Catherine Le Maure was a French noblewoman of the Principality of Achaea. She was the de facto Baroness of Arcadia and Lady of Saint-Sauveur. She was the eldest daughter of the Erard III Le Maure, Baron of Arcadia. She had two sisters, Lucie and Marie and a brother that died young. At the end of the 14th century Catherine married to Andronikos Asen Zaccaria, the leader of the great Genoese Zaccaria house of Morea. Andronikos was one of the strongest men inside the Principality as Grand Constable of Achaea and Baron of Chalandritsa, Estamira and Lysarea.

Catherine, like other princesses in the history of the Principality of Achaea such as Isabella Villehardouin or Matilda of Hainaut, was one of the most desired brides, as she was heiress of Arcadia, and many lords wished to add her lands to their domain through a matrimonial union.

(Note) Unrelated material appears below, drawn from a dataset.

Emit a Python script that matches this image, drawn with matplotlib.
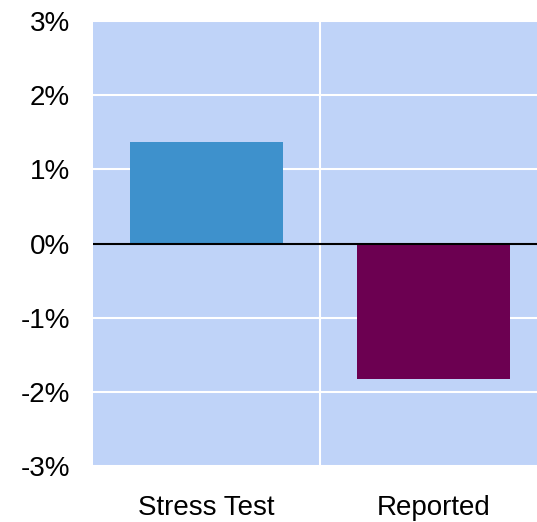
import matplotlib
matplotlib.use("Agg")
import matplotlib.pyplot as plt
from matplotlib.ticker import FuncFormatter, FixedLocator

categories = ["Stress Test", "Reported"]
values = [1.37, -1.83]
bar_colors = ["#3E91CC", "#6C0051"]
y_ticks = [-3, -2, -1, 0, 1, 2, 3]

plt.rcParams["font.family"] = ["Liberation Sans", "DejaVu Sans"]

fig = plt.figure(figsize=(5.37, 5.22), dpi=100)
ax = fig.add_axes([93 / 537, 1 - 466 / 522, 454 / 537, 445 / 522])
ax.set_facecolor("#BFD3F8")

x = range(len(categories))
ax.bar(x, values, width=0.67, color=bar_colors, zorder=3)
ax.axhline(0, color="black", lw=1.5, zorder=4)

ax.set_xlim(-0.5, len(categories) - 0.5)
ax.set_ylim(y_ticks[0], y_ticks[-1])
ax.set_yticks(y_ticks)
ax.yaxis.set_major_formatter(FuncFormatter(lambda v, p: f"{v:.0f}%"))
ax.set_xticks(list(x))
ax.set_xticklabels(categories)
ax.xaxis.set_minor_locator(FixedLocator([0.5]))

ax.grid(axis="y", which="major", color="white", lw=1.5, zorder=1)
ax.grid(axis="x", which="minor", color="white", lw=1.5, zorder=1)
ax.grid(axis="x", which="major", visible=False)

for s in ax.spines.values():
    s.set_visible(False)
ax.tick_params(axis="both", which="both", length=0, labelsize=20)
ax.tick_params(axis="y", pad=16.5)
ax.tick_params(axis="x", pad=21)

fig.savefig("out.png", dpi=100)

The marriage ceremony with Andronikos followed the Greek orthodox rite.

The rights of Andronikos and Catherine under Arcadia were challenged by John Laskaris Kalopheros, husband of her sister Lucie Le Maure and their son and heir Erard Laskaris. Erard III compensated his son in law John with money and a house in Modon. After 1388, a lament upon the death of Erard III Le Maure was added into the narrative of the Chronicle of Morea, likely to have been carried out by members of the baron's own family relatively soon after the death, presumably on the environment of Catherine and Andronikos.

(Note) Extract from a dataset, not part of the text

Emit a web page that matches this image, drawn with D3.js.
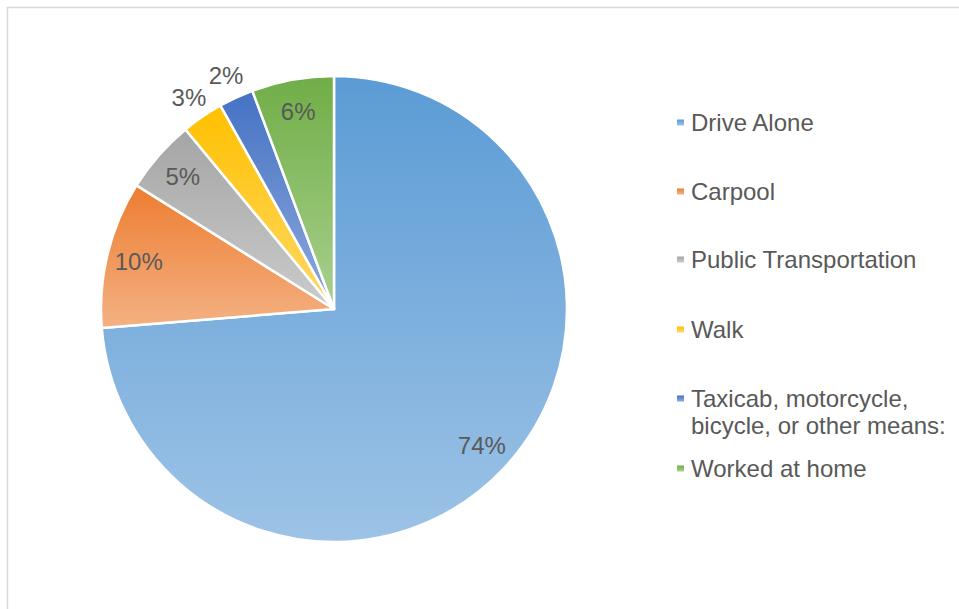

Centurione, her eldest son, named his daughter Catherine Zaccaria after his Le Maure mother. This princess later married to Thomas Palaiologos, becoming Despoina of Morea.

Catherine and Andronikos had four sons:

1. Centurione II (died 1432): Baron of Chalandritsa and Bailee for Maria II Zaccaria. On 1404 King Ladislaus of Naples appointed and confirmed Centurione as Prince of Achaea.
2. Erard IV of Arcadia: Andronikos and Catherine inherited the Barony of Arcadia to Erard that Catherine christened after her father. When Erard IV died Arcadia passed to his eldest brother Centurione.
3. Benedict: little is known of Benedict. In 1418 he was present in Glarentza defending the city against the forces of Olivier Franco. He was imprisoned by Franco and then ransomed.
4. Stephen (died 1424): Latin Archbishop of Patras. He carried the name of Stephen Le Maure, grandfather of Catherine.